Can you believe it? For some reason, I’m finding myself in our staff offices starting my second year of residency! There’s something difficult about trying to explain all that God has done in my life this past year. I can’t quite pick out my favorite parts per se, but I’d like to share the general theme of what God has taught me.
In one word, I can say the Lord has taught me about humility.
The Gospel wouldn’t be the Gospel or anything close to it’s radiance without Jesus personifying humility. Jesus Christ, God from God, Light from Light, descended from heaven to meet humanity. He invaded sin and darkness as a Servant King. Not once did He use His divinity to oppress or to conquer – but rather, it was in His pleasure to set free those enslaved to sin. Early in my residency, I didn’t think of humility nearly as much as I do now. I would see myself superior to others, not explicitly knowing it, but deep in my heart with my position or my theology. Over time, God began to reveal that sin hidden in my heart and gave me a distaste for it.
A weeks ago, I returned from Germany where I served on a short term mission trip. Germany was perhaps the peaked highlight of my year. It was a perfect way to finish my first year of residency. Our mission was to engage with Muslim refugees and bring the light of the Gospel where it wasn’t. In short, this trip snapped my prideful thoughts of how I saw God through the lens of my reformed theology. God shattered the walls of my comfortable Christianity. He put a ‘heart and hands’ to my knowledge-centric faith.
One of the ways God did this was the way He used a long term team member (missionary) already implanted in Germany. We had planned to do a night of worship but needed a couple guitars from his house. As we journeyed back, equipped with guitars this time, we waited at the vacant subway station. I then watched as he pulled out one of the guitars to sing “Waste it All” by Chris McClarney. Person by person, group by group, people began to show up – drawn toward the singing and guitar playing.
This man wasn’t worried about the mechanics of the order of salvation, doctrines of grace, church history, or to boost himself for that matter. His only motivation was that Jesus saved him and that was enough. He wasn’t singing to put himself to make a scene, but instead sang so Germans could hear of his devotion to his Master. Whole-heartedly and unashamed, he sang;
“I want to waste it all on You, I wanna pour out my heart’s perfume. . .
I don’t care if I’m called a fool, I’m wasting it all on You. . . “
Any worry of himself looking like a fool for Christ was discarded.
That night changed me.
That moment changed me.
That is a worship leader’s purpose, to point others to the person of Jesus.
In my first year, I’ve learned many practical skills as a resident. Things like video editing, marketing, web design, digital communications, how to run production for a service, the basics of graphic design, and the many complexities of leading worship – yet, none of those things could match what the Holy Spirit can do to a heart. This year, I pray for more of the Spirit’s teachings. I pray that when my time with Austin Stone Worship draws to a close, the Lord will have equipped me in ways I wouldn’t have ever imagined. I pray that God would have me serve with humility and honor – not for myself but because of the joy I’ve been given.

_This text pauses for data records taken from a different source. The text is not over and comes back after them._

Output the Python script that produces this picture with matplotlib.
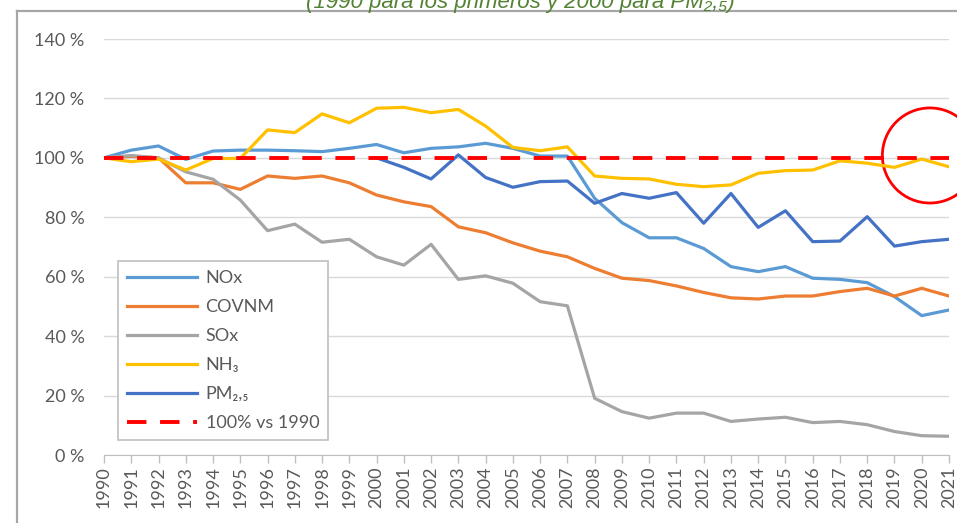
import numpy as np
import matplotlib.pyplot as plt
from matplotlib.patches import Ellipse
from matplotlib.lines import Line2D

plt.rcParams['font.family'] = ['Lato', 'DejaVu Sans']

years = list(range(1990, 2022))

nox = [100, 102.6, 104, 99.5, 102.3, 102.6, 102.6, 102.4, 102.1, 103.2,
       104.5, 101.7, 103.2, 103.7, 104.9, 103.2, 100.6, 100.6, 86.4, 78.2,
       73.1, 73.1, 69.5, 63.4, 61.7, 63.4, 59.5, 59.1, 58.0, 53.3, 46.9, 48.8]
covnm = [100, 100.5, 100, 91.6, 91.6, 89.4, 93.9, 93.1, 93.9, 91.6,
         87.5, 85.2, 83.6, 76.8, 74.8, 71.4, 68.6, 66.7, 62.8, 59.5,
         58.7, 56.9, 54.7, 52.9, 52.5, 53.5, 53.5, 55.0, 56.1, 53.5, 56.1, 53.5]
sox = [100, 100.8, 100, 95.3, 92.8, 85.8, 75.5, 77.7, 71.6, 72.6,
       66.7, 63.9, 70.9, 59.1, 60.3, 57.8, 51.6, 50.2, 19.1, 14.6,
       12.4, 14.1, 14.1, 11.3, 12.1, 12.7, 10.9, 11.3, 10.2, 7.9, 6.5, 6.3]
nh3 = [100, 98.7, 99.6, 95.9, 99.8, 99.8, 109.4, 108.5, 114.8, 111.8,
       116.7, 117.0, 115.2, 116.3, 110.7, 103.5, 102.4, 103.7, 93.9, 93.1,
       92.9, 91.1, 90.3, 90.9, 94.8, 95.7, 95.9, 99.0, 98.2, 96.8, 99.6, 97.0]
pm25 = [np.nan] * 10 + [100, 96.8, 92.9, 101.0, 93.4, 90.1, 92.0, 92.2, 84.7, 88.0,
                        86.4, 88.3, 78.0, 88.0, 76.6, 82.2, 71.8, 72.0, 80.2, 70.3, 71.8, 72.6]
ref = [100] * len(years)

series = [
    ("NOx", nox, "#5B9BD5"),
    ("COVNM", covnm, "#ED7D31"),
    ("SOx", sox, "#A5A5A5"),
    ("NH\u2083", nh3, "#FFC000"),
    ("PM\u2082,\u2085", pm25, "#4472C4"),
]

yticks = [0, 20, 40, 60, 80, 100, 120, 140]
ytick_labels = [f"{v} %" for v in yticks]

W, H = 957, 523
fig = plt.figure(figsize=(W / 100, H / 100), dpi=100)
ax = fig.add_axes([104 / W, 1 - 455 / H, (949 - 104) / W, (455 - 39) / H])

for name, vals, col in series:
    ax.plot(years, vals, color=col, lw=2.3, label=name, solid_joinstyle='round')
ax.plot(years, ref, color="#FF0000", lw=2.8, ls=(0, (5, 3.5)), label="100% vs 1990")

ax.set_xlim(1990, 2021)
ax.set_ylim(0, 140)
ax.set_yticks(yticks)
ax.set_yticklabels(ytick_labels)
ax.set_xticks(years)
ax.set_xticklabels([str(y) for y in years], rotation=90)
ax.tick_params(axis='y', length=0, pad=14, labelsize=13, labelcolor="#595959")
ax.tick_params(axis='x', length=6, width=1, color="#BFBFBF", pad=2, labelsize=13, labelcolor="#595959")
ax.grid(axis='y', color="#D9D9D9", lw=1)
ax.set_axisbelow(True)
for s in ['top', 'right', 'left']:
    ax.spines[s].set_visible(False)
ax.spines['bottom'].set_color("#BFBFBF")

# red circle around the last years
circ = Ellipse((2020.3, 100.8), 3.49, 32, fill=False, color="#FF0000", lw=2, clip_on=False)
ax.add_patch(circ)

leg = fig.legend(loc='upper left', bbox_to_anchor=(118 / W, 1 - 261 / H), fontsize=13,
                 handlelength=3.9, handletextpad=0.45, labelspacing=0.72,
                 borderpad=0.5, borderaxespad=0, fancybox=False, framealpha=1,
                 edgecolor="#BFBFBF")
leg.get_frame().set_linewidth(1.2)
for t in leg.get_texts():
    t.set_color("#595959")

# outer frame of the chart
fig.add_artist(Line2D([17 / W, 17 / W], [0, 1 - 11 / H], color="#A6A6A6", lw=1.6))
fig.add_artist(Line2D([17 / W, 1], [1 - 11 / H, 1 - 11 / H], color="#A6A6A6", lw=1.6))

fig.text(520 / W, 1 - 8 / H, "(1990 para los primeros y 2000 para PM\u2082,\u2085)",
         ha='center', va='baseline', fontsize=16, style='italic', color="#548235",
         family=['Liberation Sans', 'DejaVu Sans'])

fig.savefig("out.png", dpi=100)
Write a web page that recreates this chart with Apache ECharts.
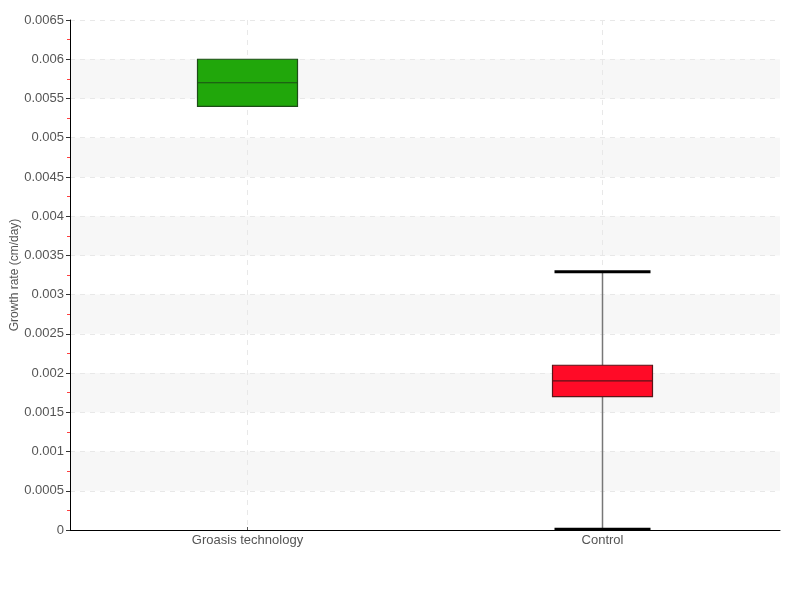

When I thought He would surely crush me or shatter my hopes (for a follower of Jesus, this isn’t Biblical theology or consistent with James 1:17), instead, he showered me with Gospel-driven friends/co-laborers, new learning experiences, and a great supervisor who will rebuke me in areas where I’ve needed to be corrected. What an incredible year!
So what’s next? What’s my plan beyond residency?
This year I’m beginning to prayerfully consider options for post-residency ministry appointments. As of right now, I’m still leaning toward worship pastorship. It’s uncertain where I’ll end up, but I’m still listening patiently for the Spirit’s leading.
Until then, there’s still much more development ahead of me. Here we go, second year!